• **Task statement**
Copy exactly the lines that run from the top of the listing to the line containing "(title) at (18,3)", both ends included, and omit the pictures.

□ □ □ □ □

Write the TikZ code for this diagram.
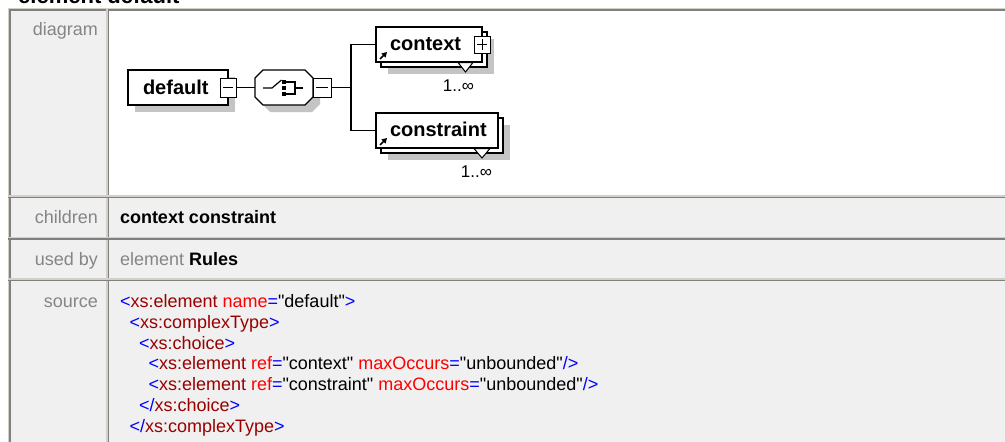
\documentclass[tikz,border=0pt]{standalone}
\usepackage{fontspec}
\setmainfont{Liberation Sans}[Ligatures=TeXOff]
\usetikzlibrary{calc,arrows.meta}

\definecolor{cellbg}{HTML}{F0F0F0}
\definecolor{lightline}{HTML}{D4D0C8}
\definecolor{darkline}{HTML}{808080}
\definecolor{labelgray}{HTML}{858585}
\definecolor{shadowgray}{HTML}{C4C4C4}
\definecolor{xblue}{HTML}{0000FF}
\definecolor{xmaroon}{HTML}{990000}
\definecolor{xred}{HTML}{FF0000}

% colour helpers for the XML listing
\newcommand\srcB[1]{\textcolor{xblue}{#1}}
\newcommand\srcM[1]{\textcolor{xmaroon}{#1}}
\newcommand\srcR[1]{\textcolor{xred}{#1}}

\begin{document}
\begin{tikzpicture}[x=1pt,y=-1pt,
  lab/.style={anchor=base east, inner sep=0, outer sep=0, text=labelgray,
    font=\fontsize{18}{21}\selectfont},
  txt/.style={anchor=base west, inner sep=0, outer sep=0,
    font=\fontsize{18}{21}\selectfont},
  eltext/.style={anchor=base west, inner sep=0, outer sep=0,
    font=\fontsize{20}{22}\selectfont\bfseries},
  occ/.style={anchor=base east, inner sep=0, outer sep=0,
    font=\fontsize{17}{19}\selectfont},
  elbox/.style={draw=black, fill=white, line width=1.3pt, inner sep=0,
    outer sep=0, minimum height=35},
  pmbox/.style={draw=black, fill=white, line width=1pt, inner sep=0,
    outer sep=0, minimum width=16, minimum height=18},
  conn/.style={draw=black, line width=1.3pt},
  shadowfill/.style={fill=shadowgray, draw=none},
  refarrow/.style={line width=1.5pt, -{Triangle[length=5pt,width=5.5pt]}},
  border/.style={line width=1.4pt}
]
\useasboundingbox (0,0) rectangle (1005,442);
\clip (0,0) rectangle (1005,442);

% ---------- page and table ----------
\fill[white] (0,0) rectangle (1005,442);
\node[anchor=base west, inner sep=0, font=\fontsize{22}{24}\selectfont\bfseries]
  (title) at (18,3) {element default};

\fill[cellbg] (8,8) rectangle (107,442);
\fill[white] (109,9) rectangle (1005,196);
\fill[cellbg] (109,196) rectangle (1005,442);

\draw[lightline, border] (8.3,442) -- (8.3,8.3) -- (1005,8.3);
\draw[darkline, border] (9.8,442) -- (9.8,9.8) -- (1005,9.8);
\draw[lightline, border] (107,9) -- (107,442);
\draw[darkline, border] (108.5,9) -- (108.5,442);
\foreach \yy in {195.8,237.3,278.8}{
  \draw[lightline, border] (8,\yy) -- (1005,\yy);
  \draw[darkline, border] (8,\yy+1.5) -- (1005,\yy+1.5);
}

% ---------- row labels ----------
\node[lab] (ldiagram)  at (98,35)  {diagram};
\node[lab] (lchildren) at (98,223) {children};
\node[lab] (lusedby)   at (98,265) {used by};
\node[lab] (lsource)   at (98,307.5) {source};

% ---------- children / used by ----------
\node[txt] (children) at (120,223) {\bfseries context constraint};
\node[txt] (usedby) at (120,265) {\textcolor{labelgray}{element} \bfseries Rules};

% ---------- source listing ----------
\node[txt] (s1) at (120,307.5)
  {\srcB{<}\srcM{xs:element} \srcR{name}\srcB{=}"default"\srcB{>}};
\node[txt] (s2) at (129.5,328.3)
  {\srcB{<}\srcM{xs:complexType}\srcB{>}};
\node[txt] (s3) at (139,349.1)
  {\srcB{<}\srcM{xs:choice}\srcB{>}};
\node[txt] (s4) at (148.5,369.9)
  {\srcB{<}\srcM{xs:element} \srcR{ref}\srcB{=}"context" \srcR{maxOccurs}\srcB{=}"unbounded"\srcB{/>}};
\node[txt] (s5) at (148.5,390.7)
  {\srcB{<}\srcM{xs:element} \srcR{ref}\srcB{=}"constraint" \srcR{maxOccurs}\srcB{=}"unbounded"\srcB{/>}};
\node[txt] (s6) at (139,411.5)
  {\srcB{</}\srcM{xs:choice}\srcB{>}};
\node[txt] (s7) at (129.5,432.3)
  {\srcB{</}\srcM{xs:complexType}\srcB{>}};

% ---------- schema diagram ----------
% element "default"
\fill[shadowfill] (135,77) rectangle (235,112);
\node[elbox, minimum width=100] (def) at (178,87.5) {};
\node[eltext] (deftext) at (143,94.5) {default};
\node[pmbox, minimum height=19] (defm) at (def.east) {};
\draw[line width=1pt] ($(defm.west)+(3,0)$) -- ($(defm.east)+(-3,0)$);

% choice compositor
\node[minimum width=58, minimum height=35, inner sep=0, outer sep=0] (ch) at (284,87.5) {};
\fill[shadowfill]
  ($(ch.north west)+(15,7)$) -- ($(ch.north east)+(-1,7)$) -- ($(ch.north east)+(7,15)$)
  -- ($(ch.south east)+(7,-1)$) -- ($(ch.south east)+(-1,7)$) -- ($(ch.south west)+(15,7)$)
  -- ($(ch.south west)+(7,-1)$) -- ($(ch.north west)+(7,15)$) -- cycle;
\draw[fill=white, line width=1.3pt]
  ($(ch.north west)+(8,0)$) -- ($(ch.north east)+(-8,0)$) -- ($(ch.north east)+(0,8)$)
  -- ($(ch.south east)+(0,-8)$) -- ($(ch.south east)+(-8,0)$) -- ($(ch.south west)+(8,0)$)
  -- ($(ch.south west)+(0,-8)$) -- ($(ch.north west)+(0,8)$) -- cycle;
\begin{scope}[shift={(ch.center)}]
  \draw[line width=1.2pt] (-21,0.5) -- (-12,0.5) -- (-2.5,-7.5);
  \fill (-2.5,-8) rectangle (2,-4);
  \fill (-2.5,-1.5) rectangle (2,2.5);
  \fill (-2.5,4.5) rectangle (2,8.5);
  \draw[line width=1.1pt] (2,-5.5) -- (11,-5.5) -- (11,6.5) -- (2,6.5);
  \draw[line width=1.1pt] (11,0.5) -- (19,0.5);
\end{scope}
\node[pmbox, minimum width=18, minimum height=19, anchor=west] (chm) at (ch.east) {};
\draw[line width=1pt] ($(chm.west)+(3,0)$) -- ($(chm.east)+(-3,0)$);

% element reference "context"
\fill[shadowfill] (388,39) rectangle (494,74);
\node[elbox, minimum width=106] (ctxback) at (434,49.5) {};
\node[elbox, minimum width=106] (ctx) at (429,44.5) {};
\node[eltext] (ctxtext) at (390,50.5) {context};
\node[pmbox, minimum height=17] (ctxp) at (ctx.east) {};
\draw[line width=1pt] ($(ctxp.west)+(3,0)$) -- ($(ctxp.east)+(-3,0)$);
\draw[line width=1pt] ($(ctxp.north)+(0,3)$) -- ($(ctxp.south)+(0,-3)$);
\draw[refarrow] ($(ctx.south west)+(4,-3)$) -- ++(7,-7);
\draw[fill=white, line width=1pt]
  ($(ctx.south east)+(-24,0.5)$) -- ($(ctx.south east)+(-9,0.5)$)
  -- ($(ctx.south east)+(-16.5,10)$) -- cycle;
\node[occ] (ctxocc) at (474,91.5) {1..∞};

% element reference "constraint"
\fill[shadowfill] (388,125) rectangle (510,160);
\node[elbox, minimum width=122] (consback) at (442,135.5) {};
\node[elbox, minimum width=122] (cons) at (437,130.5) {};
\node[eltext] (constext) at (390,136.5) {constraint};
\draw[refarrow] ($(cons.south west)+(4,-3)$) -- ++(7,-7);
\draw[fill=white, line width=1pt]
  ($(cons.south east)+(-24,0.5)$) -- ($(cons.south east)+(-8,0.5)$)
  -- ($(cons.south east)+(-16,10)$) -- cycle;
\node[occ] (consocc) at (492,177.5) {1..∞};

% connectors
\coordinate (fork) at (351,87.5);
\draw[conn] (defm.east) -- (ch.west);
\draw[conn] (chm.east) -- (fork);
\draw[conn] (fork) |- (ctx.west);
\draw[conn] (fork) |- (cons.west);
\end{tikzpicture}
\end{document}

□ □ □ □ □

• **In response**
Write the TikZ code for this diagram.
\documentclass[tikz,border=0pt]{standalone}
\usepackage{fontspec}
\setmainfont{Liberation Sans}[Ligatures=TeXOff]
\usetikzlibrary{calc,arrows.meta}

\definecolor{cellbg}{HTML}{F0F0F0}
\definecolor{lightline}{HTML}{D4D0C8}
\definecolor{darkline}{HTML}{808080}
\definecolor{labelgray}{HTML}{858585}
\definecolor{shadowgray}{HTML}{C4C4C4}
\definecolor{xblue}{HTML}{0000FF}
\definecolor{xmaroon}{HTML}{990000}
\definecolor{xred}{HTML}{FF0000}

% colour helpers for the XML listing
\newcommand\srcB[1]{\textcolor{xblue}{#1}}
\newcommand\srcM[1]{\textcolor{xmaroon}{#1}}
\newcommand\srcR[1]{\textcolor{xred}{#1}}

\begin{document}
\begin{tikzpicture}[x=1pt,y=-1pt,
  lab/.style={anchor=base east, inner sep=0, outer sep=0, text=labelgray,
    font=\fontsize{18}{21}\selectfont},
  txt/.style={anchor=base west, inner sep=0, outer sep=0,
    font=\fontsize{18}{21}\selectfont},
  eltext/.style={anchor=base west, inner sep=0, outer sep=0,
    font=\fontsize{20}{22}\selectfont\bfseries},
  occ/.style={anchor=base east, inner sep=0, outer sep=0,
    font=\fontsize{17}{19}\selectfont},
  elbox/.style={draw=black, fill=white, line width=1.3pt, inner sep=0,
    outer sep=0, minimum height=35},
  pmbox/.style={draw=black, fill=white, line width=1pt, inner sep=0,
    outer sep=0, minimum width=16, minimum height=18},
  conn/.style={draw=black, line width=1.3pt},
  shadowfill/.style={fill=shadowgray, draw=none},
  refarrow/.style={line width=1.5pt, -{Triangle[length=5pt,width=5.5pt]}},
  border/.style={line width=1.4pt}
]
\useasboundingbox (0,0) rectangle (1005,442);
\clip (0,0) rectangle (1005,442);

% ---------- page and table ----------
\fill[white] (0,0) rectangle (1005,442);
\node[anchor=base west, inner sep=0, font=\fontsize{22}{24}\selectfont\bfseries]
  (title) at (18,3) {element default};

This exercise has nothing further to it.